Now, a reality I am completely on board with is reducing trash. We need to stop producing so many throw-always, plastics, items that take up our space in Landfills. THAT would be a cause much more worth fighting for.

Posted by Sherry Listgarten, a Mountain View Online blogger,
on Feb 24, 2020 at 9:50 am

Sherry Listgarten is a registered user.

Yeah, I don't spend much time in this blog on the basics of global warming. I do have two posts on the science, plus this one on how two degrees can make such a difference. A good resource for the basics, though, is Katherine Hayhoe's YouTube channel. And, yes, if we could have as effective a global agreement for climate change as the Montreal Protocol was for ozone, it would be terrific.

As you say, it is crazy how much pollution we create, not just in the atmosphere, but on land as well. How do we create incentives for manufacturers to do things differently, and for people to do things differently? Is your community doing anything? It'd be great if you want to share that.

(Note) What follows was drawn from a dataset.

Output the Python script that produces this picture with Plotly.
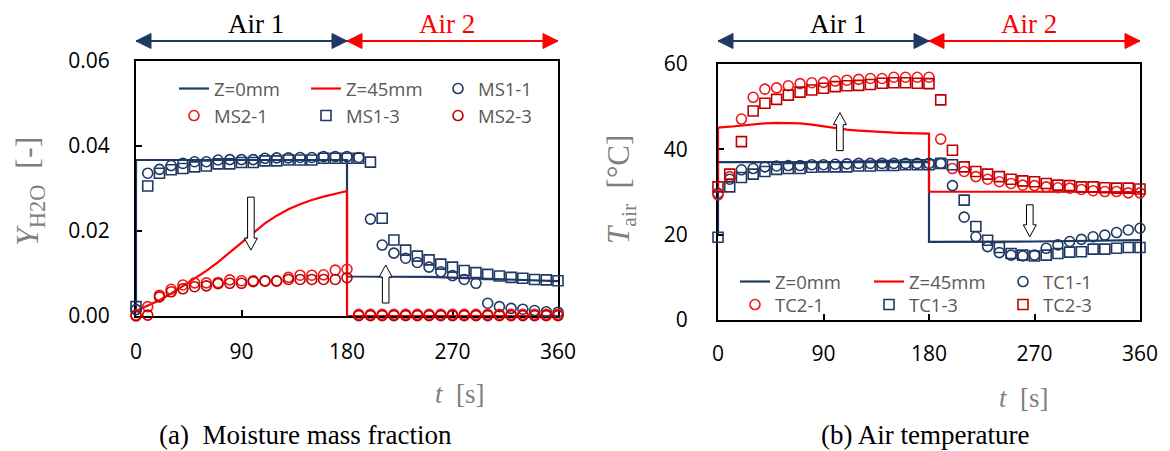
import plotly.graph_objects as go

# ---------------- data ----------------
t_s = list(range(0, 361, 10))

# (a) moisture mass fraction, measured
ms1_1 = [0.0015, 0.0336, 0.0345, 0.0354, 0.0359, 0.0363, 0.0363, 0.0367, 0.0368, 0.0368,
         0.0368, 0.0371, 0.0372, 0.0372, 0.0373, 0.0373, 0.0375, 0.0375, 0.0375, 0.0373,
         0.0228, 0.0167, 0.0148, 0.0136, 0.0126, 0.0115, 0.0104, 0.0095, 0.0086, 0.0077,
         0.0030, 0.0022, 0.0018, 0.0016, 0.0013, 0.0010, 0.0009]
ms1_3 = [0.0022, 0.0306, 0.0336, 0.0344, 0.0347, 0.0351, 0.0353, 0.0358, 0.0358, 0.0361,
         0.0361, 0.0365, 0.0365, 0.0367, 0.0367, 0.0367, 0.0371, 0.0371, 0.0371, 0.0371,
         0.0362, 0.0230, 0.0179, 0.0155, 0.0141, 0.0132, 0.0122, 0.0115, 0.0107, 0.0102,
         0.0098, 0.0094, 0.0091, 0.0089, 0.0086, 0.0085, 0.0083]
ms2_1 = [0.0002, 0.0022, 0.0049, 0.0063, 0.0073, 0.0078, 0.0078, 0.0079, 0.0085, 0.0083,
         0.0083, 0.0083, 0.0083, 0.0091, 0.0096, 0.0096, 0.0097, 0.0108, 0.0110, 0.0004,
         0.0004, 0.0004, 0.0004, 0.0004, 0.0004, 0.0004, 0.0004, 0.0004, 0.0004, 0.0004,
         0.0004, 0.0004, 0.0004, 0.0004, 0.0004, 0.0004, 0.0004]
ms2_3 = [0.0000, 0.0002, 0.0045, 0.0057, 0.0064, 0.0069, 0.0071, 0.0076, 0.0077, 0.0077,
         0.0081, 0.0082, 0.0082, 0.0086, 0.0086, 0.0086, 0.0086, 0.0086, 0.0090, 0.0001,
         0.0001, 0.0001, 0.0001, 0.0001, 0.0001, 0.0001, 0.0001, 0.0001, 0.0001, 0.0001,
         0.0001, 0.0001, 0.0001, 0.0001, 0.0001, 0.0001, 0.0001]

# (a) simulated
y_z0_t = [0, 0, 180, 180, 250, 360]
y_z0 = [0.0015, 0.0367, 0.0367, 0.0093, 0.0092, 0.0082]
y_z45_t = [0, 10, 20, 30, 40, 50, 60, 70, 80, 90, 100, 110, 120, 130, 140, 150, 160, 170,
           180, 180, 360]
y_z45 = [0.0012, 0.0024, 0.0037, 0.0053, 0.0070, 0.0088, 0.0106, 0.0127, 0.0150, 0.0172,
         0.0196, 0.0218, 0.0236, 0.0251, 0.0263, 0.0273, 0.0281, 0.0288, 0.0294, 0.0, 0.0]

# (b) air temperature, measured
tc1_1 = [29.7, 33.0, 35.2, 35.5, 35.9, 36.1, 36.2, 36.2, 36.4, 36.4,
         36.5, 36.6, 36.7, 36.7, 36.7, 36.7, 36.7, 36.7, 36.7, 36.7,
         31.5, 24.1, 19.5, 17.2, 15.8, 15.2, 15.0, 15.2, 16.8, 17.6,
         18.4, 18.9, 19.5, 19.9, 20.5, 21.1, 21.5]
tc1_3 = [19.4, 31.2, 33.4, 34.2, 34.8, 35.3, 35.5, 35.5, 35.8, 35.9,
         35.9, 35.9, 36.1, 36.1, 36.2, 36.2, 36.4, 36.4, 36.4, 36.7,
         36.4, 28.1, 21.9, 18.7, 17.0, 15.6, 15.2, 15.0, 15.2, 15.6,
         15.9, 16.0, 16.6, 16.6, 16.8, 17.0, 17.0]
tc2_1 = [29.3, 33.6, 47.1, 52.2, 54.1, 54.4, 54.9, 55.4, 55.6, 55.7,
         56.0, 56.2, 56.4, 56.6, 56.6, 56.9, 56.9, 56.9, 56.9, 42.4,
         35.5, 34.8, 33.6, 33.0, 32.4, 32.0, 31.6, 31.5, 31.2, 31.0,
         30.9, 30.6, 30.3, 30.1, 30.1, 29.8, 29.8]
tc2_3 = [31.2, 34.2, 41.8, 49.0, 50.8, 51.7, 52.7, 53.4, 53.9, 54.3,
         54.7, 54.9, 55.0, 55.2, 55.5, 55.6, 55.6, 55.5, 55.4, 51.6,
         39.8, 35.9, 34.8, 34.2, 33.6, 33.0, 32.6, 32.4, 32.0, 31.6,
         31.5, 31.2, 31.2, 31.0, 30.9, 30.9, 30.7]

# (b) simulated
T_z0_t = [0, 0, 180, 180, 270, 360]
T_z0 = [20.0, 37.0, 37.0, 18.3, 18.4, 18.7]
T_z45_t = [0, 0, 10, 20, 30, 40, 50, 60, 70, 80, 90, 100, 110, 120, 130, 140, 150, 160,
           170, 180, 180, 360]
T_z45 = [30.0, 45.1, 45.3, 45.6, 45.9, 46.1, 46.2, 46.2, 46.1, 45.8, 45.4, 45.0, 44.6,
         44.4, 44.2, 44.1, 43.9, 43.8, 43.8, 43.7, 30.1, 30.0]

# phases of the supplied air
phase_edges = [0, 180, 360]
phase_names = ["Air 1", "Air 2"]
x_ticks = [0, 90, 180, 270, 360]
ya_ticks = [0.0, 0.02, 0.04, 0.06]
yb_ticks = [0, 20, 40, 60]

# ---------------- styling ----------------
W, H = 1170, 451
NAVY = "#203864"
RED = "#FF0000"
RED_L = "#F01818"
RED_D = "#C00000"
GRAY_T = "#7F7F7F"
LEG_C = "#595959"
TICK_FONT = dict(family="Open Sans", size=21, color="black")
SERIF = "Liberation Serif"


def px(x):
    return x / W


def py(y):
    return (H - y) / H


fig = go.Figure()


def line_tr(x, y, name, color, xa, ya, legend):
    fig.add_trace(go.Scatter(x=x, y=y, mode="lines", name=name,
                             line=dict(color=color, width=2.2),
                             xaxis=xa, yaxis=ya, legend=legend, cliponaxis=False))


def mark_tr(x, y, name, color, symbol, xa, ya, legend):
    fig.add_trace(go.Scatter(x=x, y=y, mode="markers", name=name,
                             marker=dict(symbol=symbol, size=10, color=color,
                                         line=dict(width=1.6, color=color)),
                             xaxis=xa, yaxis=ya, legend=legend, cliponaxis=False))


# (a)
line_tr(y_z0_t, y_z0, "Z=0mm", NAVY, "x", "y", "legend")
line_tr(y_z45_t, y_z45, "Z=45mm", RED, "x", "y", "legend")
mark_tr(t_s, ms1_1, "MS1-1", NAVY, "circle-open", "x", "y", "legend")
mark_tr(t_s, ms2_1, "MS2-1", RED_L, "circle-open", "x", "y", "legend2")
mark_tr(t_s, ms1_3, "MS1-3", NAVY, "square-open", "x", "y", "legend2")
mark_tr(t_s, ms2_3, "MS2-3", RED_D, "circle-open", "x", "y", "legend2")

# (b)
line_tr(T_z0_t, T_z0, "Z=0mm", NAVY, "x2", "y2", "legend3")
line_tr(T_z45_t, T_z45, "Z=45mm", RED, "x2", "y2", "legend3")
mark_tr(t_s, tc1_1, "TC1-1", NAVY, "circle-open", "x2", "y2", "legend3")
mark_tr(t_s, tc2_1, "TC2-1", RED_L, "circle-open", "x2", "y2", "legend4")
mark_tr(t_s, tc1_3, "TC1-3", NAVY, "square-open", "x2", "y2", "legend4")
mark_tr(t_s, tc2_3, "TC2-3", RED_D, "square-open", "x2", "y2", "legend4")

axis_common = dict(showline=True, linecolor="black", linewidth=2.2, mirror=True,
                   showgrid=False, zeroline=False, ticks="inside", ticklen=6,
                   tickwidth=2, tickcolor="black", tickfont=TICK_FONT,
                   layer="below traces", automargin=False)

xa_dom = [px(136), px(558)]
xb_dom = [px(718), px(1140)]
ya_dom = [py(316), py(61)]
yb_dom = [py(320), py(64)]

fig.update_layout(
    template="none",
    width=W, height=H, margin=dict(l=0, r=0, t=0, b=0, pad=0, autoexpand=False),
    paper_bgcolor="white", plot_bgcolor="white",
    xaxis=dict(domain=xa_dom, range=[0, 360], tickvals=x_ticks, anchor="y",
               ticklabelstandoff=16, **axis_common),
    yaxis=dict(domain=ya_dom, range=[0, 0.06], tickvals=ya_ticks, tickformat=".2f",
               anchor="x", ticklabelstandoff=20, **axis_common),
    xaxis2=dict(domain=xb_dom, range=[0, 360], tickvals=x_ticks, anchor="y2",
                ticklabelstandoff=14, **axis_common),
    yaxis2=dict(domain=yb_dom, range=[0, 60], tickvals=yb_ticks, anchor="x2",
                ticklabelstandoff=24, **axis_common),
)

leg_common = dict(orientation="h", xanchor="left", yanchor="middle",
                  bgcolor="rgba(0,0,0,0)", borderwidth=0, itemwidth=30,
                  entrywidthmode="pixels", traceorder="normal",
                  font=dict(family="Open Sans", size=18.5, color=LEG_C))
fig.update_layout(
    legend=dict(x=px(174), y=py(89), entrywidth=87, **leg_common),
    legend2=dict(x=px(174), y=py(116), entrywidth=87, **leg_common),
    legend3=dict(x=px(735), y=py(282), entrywidth=89, **leg_common),
    legend4=dict(x=px(735), y=py(305), entrywidth=89, **leg_common),
)

shapes = []
annotations = []

# phase arrows above each panel
ARROW_Y = py(41)
for xa in ["x", "x2"]:
    for i, name in enumerate(phase_names):
        c = NAVY if i == 0 else RED
        t0, t1 = phase_edges[i], phase_edges[i + 1]
        shapes.append(dict(type="line", xref=xa, yref="paper", x0=t0, x1=t1,
                           y0=ARROW_Y, y1=ARROW_Y, line=dict(color=c, width=2)))
        shapes.append(dict(type="path", xref=xa, yref="paper", xsizemode="pixel",
                           ysizemode="pixel", xanchor=t0, yanchor=ARROW_Y,
                           path="M0,0 L15,7.5 L15,-7.5 Z", fillcolor=c,
                           line=dict(color=c, width=1)))
        shapes.append(dict(type="path", xref=xa, yref="paper", xsizemode="pixel",
                           ysizemode="pixel", xanchor=t1, yanchor=ARROW_Y,
                           path="M0,0 L-15,7.5 L-15,-7.5 Z", fillcolor=c,
                           line=dict(color=c, width=1)))
        annotations.append(dict(xref=xa, yref="paper", x=102 if i == 0 else 265,
                                y=py(24), text=name, showarrow=False,
                                font=dict(family=SERIF, size=27,
                                          color="black" if i == 0 else RED),
                                xanchor="center", yanchor="middle"))


def block_arrow(xa, ya, t, v, length, down):
    s = 1 if down else -1
    path = (f"M0,0 L-6.5,{12*s} L-3.3,{12*s} L-3.3,{length*s} "
            f"L3.3,{length*s} L3.3,{12*s} L6.5,{12*s} Z")
    shapes.append(dict(type="path", xref=xa, yref=ya, xsizemode="pixel",
                       ysizemode="pixel", xanchor=t, yanchor=v, path=path,
                       fillcolor="white", line=dict(color="black", width=1)))


block_arrow("x", "y", 98, 0.0155, 53, True)
block_arrow("x", "y", 213, 0.0120, 38, False)
block_arrow("x2", "y2", 104, 48.6, 38, False)
block_arrow("x2", "y2", 266, 19.5, 32, True)

# axis titles and panel captions
CENTER = dict(xanchor="center", yanchor="middle", showarrow=False,
              xref="paper", yref="paper")
annotations += [
    dict(x=px(29), y=py(192), text="<i>Y</i><sub>H2O</sub>  [-]", textangle=-90,
         font=dict(family=SERIF, size=32, color=GRAY_T), **CENTER),
    dict(x=px(621), y=py(190), text="<i>T</i><sub>air</sub>  [°C]", textangle=-90,
         font=dict(family=SERIF, size=31, color=GRAY_T), **CENTER),
    dict(x=px(460), y=py(394), text="<i>t</i>  [s]",
         font=dict(family=SERIF, size=27, color=GRAY_T), **CENTER),
    dict(x=px(1024), y=py(398), text="<i>t</i>  [s]",
         font=dict(family=SERIF, size=27, color=GRAY_T), **CENTER),
    dict(x=px(305), y=py(435), text="(a)  Moisture mass fraction",
         font=dict(family=SERIF, size=27, color="black"), **CENTER),
    dict(x=px(925), y=py(435), text="(b) Air temperature",
         font=dict(family=SERIF, size=27, color="black"), **CENTER),
]

fig.update_layout(shapes=shapes, annotations=annotations)
fig.write_html("out.html")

Posted by shukaduka, a resident of Old Palo Alto,
on Feb 25, 2020 at 10:09 pm

One of the fears I have is that for some reason this blog will cease. It shows what diligent research and direct messaging is, challenging us all to learn how better to do these skills and be citizens of the planet. Contrast with the slick videos produced for candidates! Also, the responses, especially the yucky ones, help me understand the world we live in. I keep telling people to tune in to this blog. Thanks!

Posted by Sherry Listgarten, a Mountain View Online blogger,
on Feb 26, 2020 at 4:46 pm

Sherry Listgarten is a registered user.

@shuka. I am learning a lot, too -- we are all in this together. Like you, I particularly appreciate everyone sharing their thoughts and comments.